SEANAD REPORT: Inflation in house pricing had dropped quite dramatically, the Minister for the Environment and Local Government, Mr Cullen, said.
But it was not where he would like it to be. "Because, if you look at things going forward in terms of any of us, net income is not going to change that dramatically in the next few years, given the tax system.
"We have given back so much that I think we're at the bare bones at what the tax system should be delivering."
People's income was now pretty finite, the Minister said. Would-be house purchasers were not going to be able to gallop in pursuit of ever-spiralling house prices. So now was the time to maintain supply within a sensible framework.
Minister Cullen was responding to a Labour amendment to the Planning and Development Bill. The measure brought in by the Government extends the ways in which developers can comply with the 20 per cent social housing requirement under the 2000 Act.
The Labour amendment, which was not passed, sought to bring under the social housing requirement 80,000 planning permissions which had been exempted from the original Act.
Ms Kathleen O'Meara (Labour) said the exemptions had let builders off the hook.
The Minister said he had included the permissions in question because he wanted to ensure the supply of housing. An easier option would have been to take the chance that the permissions should be kept alive and take an unlikely chance that this approach would survive a High Court challenge.
Alternatively, the permissions could have been allowed to survive and then face a new round of local authority scrutiny.

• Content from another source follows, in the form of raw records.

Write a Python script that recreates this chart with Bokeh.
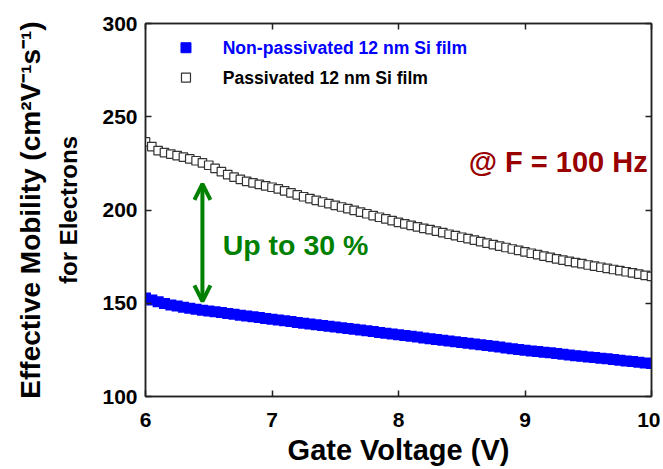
from bokeh.plotting import figure
from bokeh.models import LinearAxis, Label, Arrow, OpenHead, FixedTicker, Range1d, CustomJSTickFormatter
from bokeh.embed import file_html
from bokeh.resources import INLINE

# ---- data ----
gate_voltage = [6.00, 6.05, 6.10, 6.15, 6.20, 6.25, 6.30, 6.35, 6.40, 6.45,
                6.50, 6.55, 6.60, 6.65, 6.70, 6.75, 6.80, 6.85, 6.90, 6.95,
                7.00, 7.05, 7.10, 7.15, 7.20, 7.25, 7.30, 7.35, 7.40, 7.45,
                7.50, 7.55, 7.60, 7.65, 7.70, 7.75, 7.80, 7.85, 7.90, 7.95,
                8.00, 8.05, 8.10, 8.15, 8.20, 8.25, 8.30, 8.35, 8.40, 8.45,
                8.50, 8.55, 8.60, 8.65, 8.70, 8.75, 8.80, 8.85, 8.90, 8.95,
                9.00, 9.05, 9.10, 9.15, 9.20, 9.25, 9.30, 9.35, 9.40, 9.45,
                9.50, 9.55, 9.60, 9.65, 9.70, 9.75, 9.80, 9.85, 9.90, 9.95,
                10.00]

passivated = [236.5, 234.0, 231.8, 230.8, 230.0, 229.2, 228.3, 227.4, 226.4, 225.3,
              224.0, 222.3, 220.6, 219.0, 217.6, 216.4, 215.4, 214.5, 213.7, 212.9,
              212.2, 211.3, 210.3, 209.2, 208.1, 207.1, 206.1, 205.2, 204.3, 203.4,
              202.5, 201.6, 200.7, 199.8, 198.9, 198.0, 197.0, 196.1, 195.2, 194.3,
              193.4, 192.6, 191.8, 191.0, 190.2, 189.5, 188.7, 187.9, 187.0, 186.3,
              185.4, 184.6, 183.8, 183.0, 182.2, 181.4, 180.6, 179.9, 179.1, 178.4,
              177.6, 176.8, 176.1, 175.3, 174.6, 173.8, 173.1, 172.4, 171.8, 171.2,
              170.5, 169.9, 169.3, 168.7, 168.1, 167.5, 166.9, 166.3, 165.6, 165.0,
              164.4]

non_passivated = [152.8, 151.8, 150.8, 149.8, 149.1, 148.5, 147.9, 147.3, 146.8, 146.3,
                  145.9, 145.4, 145.0, 144.5, 144.1, 143.6, 143.2, 142.7, 142.3, 141.8,
                  141.4, 141.0, 140.6, 140.2, 139.7, 139.3, 138.9, 138.5, 138.1, 137.7,
                  137.3, 136.8, 136.4, 136.0, 135.6, 135.2, 134.8, 134.3, 133.9, 133.5,
                  133.1, 132.7, 132.3, 131.9, 131.4, 131.0, 130.6, 130.2, 129.8, 129.4,
                  128.9, 128.5, 128.1, 127.7, 127.3, 126.9, 126.5, 126.0, 125.6, 125.2,
                  124.8, 124.4, 124.1, 123.7, 123.4, 123.0, 122.7, 122.3, 121.9, 121.6,
                  121.2, 120.9, 120.5, 120.2, 119.8, 119.5, 119.1, 118.7, 118.4, 118.0,
                  117.7]

x_ticks = [6, 7, 8, 9, 10]
y_ticks = [100, 150, 200, 250, 300]
series_labels = ["Non-passivated 12 nm Si film", "Passivated 12 nm Si film"]
x_title = "Gate Voltage (V)"
y_title_lines = ["Effective Mobility (cm²V⁻¹s⁻¹)", "for Electrons"]
annotation_freq = "@ F = 100 Hz"
annotation_gain = "Up to 30 %"
gain_arrow_v = 6.45
gain_arrow_ends = [214, 151]

FONT = "Liberation Sans"
AX = "#222222"

p = figure(width=660, height=468, output_backend="svg", toolbar_location=None,
           x_range=Range1d(6, 10), y_range=Range1d(100, 300),
           x_axis_location=None, y_axis_location=None,
           min_border_left=145, min_border_right=9, min_border_top=23, min_border_bottom=65)
p.grid.visible = False
p.outline_line_color = AX
p.outline_line_width = 1.5
p.background_fill_color = "white"
p.border_fill_color = "white"


def make_axis(ticks, labels=True):
    ax = LinearAxis(ticker=FixedTicker(ticks=ticks))
    ax.major_tick_in = 6
    ax.major_tick_out = 0
    ax.minor_tick_in = 0
    ax.minor_tick_out = 0
    ax.axis_line_color = AX
    ax.axis_line_width = 1.5
    ax.major_tick_line_color = AX
    ax.major_tick_line_width = 1.5
    ax.major_label_text_font = FONT
    ax.major_label_text_font_style = "bold"
    ax.major_label_text_font_size = "21px"
    ax.major_label_text_color = "black"
    if not labels:
        ax.formatter = CustomJSTickFormatter(code="return ''")
        ax.major_label_standoff = 0
    return ax


def title_axis(text, size, standoff):
    ax = LinearAxis(ticker=FixedTicker(ticks=[]))
    ax.axis_line_color = None
    ax.major_tick_line_color = None
    ax.minor_tick_line_color = None
    ax.major_label_standoff = 0
    ax.axis_label = text
    ax.axis_label_text_font = FONT
    ax.axis_label_text_font_style = "bold"
    ax.axis_label_text_font_size = size
    ax.axis_label_text_color = "black"
    ax.axis_label_standoff = standoff
    return ax


xb = make_axis(x_ticks)
xb.major_label_standoff = 16
xb.axis_label = x_title
xb.axis_label_text_font = FONT
xb.axis_label_text_font_style = "bold"
xb.axis_label_text_font_size = "29px"
xb.axis_label_text_color = "black"
xb.axis_label_standoff = 4
p.add_layout(xb, "below")
p.add_layout(make_axis(x_ticks, labels=False), "above")

yl = make_axis(y_ticks)
yl.major_label_standoff = 8
p.add_layout(yl, "left")
p.add_layout(title_axis(y_title_lines[1], "24px", 18), "left")
p.add_layout(title_axis(y_title_lines[0], "28px", 6), "left")
p.add_layout(make_axis(y_ticks, labels=False), "right")

# data
p.scatter(gate_voltage, non_passivated, marker="square", size=11,
          fill_color="#0000ff", line_color="#0000ff", line_width=0)
p.scatter(gate_voltage, passivated, marker="square", size=8.5,
          fill_color="white", line_color="#333333", line_width=1.2)

# legend (manual)
leg_x = 6.32
leg_y = [287, 271]
p.scatter([leg_x], [leg_y[0]], marker="square", size=10, fill_color="#0000ff", line_color="#0000ff")
p.scatter([leg_x], [leg_y[1]], marker="square", size=9, fill_color="white", line_color="#333333", line_width=1.2)
p.add_layout(Label(x=6.61, y=leg_y[0], text=series_labels[0], text_font=FONT, text_font_style="bold",
                   text_font_size="17.6px", text_color="#0000ff", text_baseline="middle", text_align="left"))
p.add_layout(Label(x=6.61, y=leg_y[1], text=series_labels[1], text_font=FONT, text_font_style="bold",
                   text_font_size="17.6px", text_color="black", text_baseline="middle", text_align="left"))

# annotations
p.add_layout(Label(x=9.97, y=225.8, text=annotation_freq, text_font=FONT, text_font_style="bold",
                   text_font_size="29px", text_color="#990000", text_baseline="middle", text_align="right"))
p.add_layout(Label(x=6.61, y=181.5, text=annotation_gain, text_font=FONT, text_font_style="bold",
                   text_font_size="28.5px", text_color="#008000", text_baseline="middle", text_align="left"))
head = dict(line_color="#008000", line_width=4)
p.add_layout(Arrow(x_start=gain_arrow_v, y_start=gain_arrow_ends[0], x_end=gain_arrow_v, y_end=gain_arrow_ends[1],
                   start=OpenHead(size=16, **head), end=OpenHead(size=16, **head),
                   line_color="#008000", line_width=4))

open("out.html", "w").write(file_html(p, INLINE))
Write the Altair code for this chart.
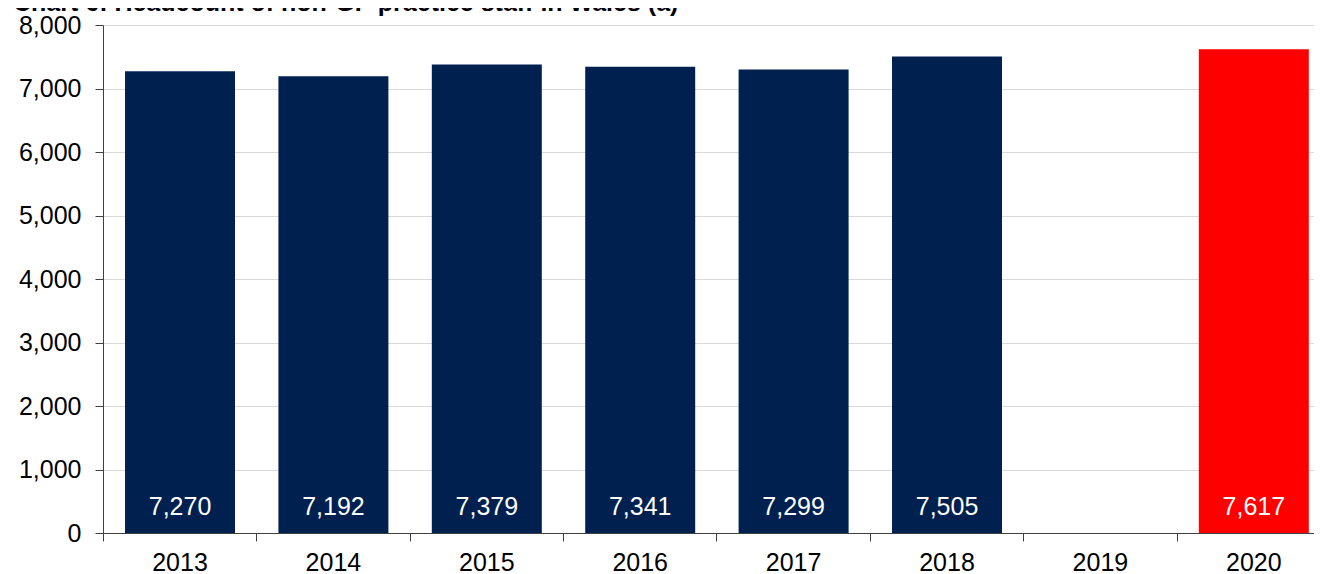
import altair as alt
import pandas as pd

years = ["2013", "2014", "2015", "2016", "2017", "2018", "2019", "2020"]
headcount = [7270, 7192, 7379, 7341, 7299, 7505, None, 7617]
y_ticks = [0, 1000, 2000, 3000, 4000, 5000, 6000, 7000, 8000]
title_text = ["Chart 6: Headcount of non-GP practice staff in Wales (a)"]

df = pd.DataFrame({"year": years, "headcount": headcount})
title_df = pd.DataFrame({"t": title_text})

FONT = "Liberation Sans"
NAVY = "#00214f"
RED = "#ff0000"
AXIS_COL = "#404040"

x_scale = alt.Scale(type="band", domain=years, paddingInner=0.283, paddingOuter=0.0887, align=0.809)
x_axis = alt.Axis(
    title=None, bandPosition=-0.197, labelAngle=0, tickSize=8, labelPadding=9,
    grid=False, domainColor=AXIS_COL, tickColor=AXIS_COL, labelFontSize=25,
    labelColor="#000000", labelFont=FONT,
)
y_scale = alt.Scale(domain=[0, 8000], nice=False)
y_axis = alt.Axis(
    title=None, values=y_ticks, format=",.0f", tickSize=8, labelPadding=14,
    grid=True, gridColor="#d9d9d9", domainColor=AXIS_COL, tickColor=AXIS_COL,
    labelFontSize=25, labelColor="#000000", labelFont=FONT,
)

bars = alt.Chart(df).transform_filter("isValid(datum.headcount)").mark_bar().encode(
    x=alt.X("year:N", sort=years, scale=x_scale, axis=x_axis),
    y=alt.Y("headcount:Q", scale=y_scale, axis=y_axis),
    color=alt.condition(alt.datum.year == "2020", alt.value(RED), alt.value(NAVY)),
)

labels = alt.Chart(df).transform_filter("isValid(datum.headcount)").transform_calculate(
    base="0"
).mark_text(color="white", fontSize=25, font=FONT, baseline="middle", dy=-26).encode(
    x=alt.X("year:N", sort=years, scale=x_scale, axis=x_axis, bandPosition=0.5),
    y=alt.Y("base:Q", scale=y_scale, axis=y_axis),
    text=alt.Text("headcount:Q", format=","),
)

title = alt.Chart(title_df).mark_text(
    fontSize=25, font=FONT, fontWeight="bold", align="left", baseline="alphabetic", color="#000000"
).encode(text="t:N", x=alt.value(-90), y=alt.value(-14))

chart = alt.layer(bars, labels, title).properties(
    width=1211,
    height=508,
    autosize=alt.AutoSizeParams(type="none"),
    padding={"left": 95, "top": 17, "right": 0, "bottom": 41},
).configure_view(stroke=None)

chart.save("out.html", embed_options={"renderer": "svg", "actions": False})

Mr Cullen said he had chosen another approach, which was to ensure continuity of housing supply while obtaining a "community bonus" through the payment of a levy by the developers of the 80,000 units concerned.
Ms Ahern said that the levy payment could yield upwards of €80 million in the year ahead.
On the supply of housing, Mr Cullen said that the outcome this year would be around 55,000 units, which would be another record. The expectation was that we would need around 50,000 to 55,000 houses a year consistently over the next 10 years to meet demand.
That was the absolute way of maintaining the right balance in the market, by getting supply up.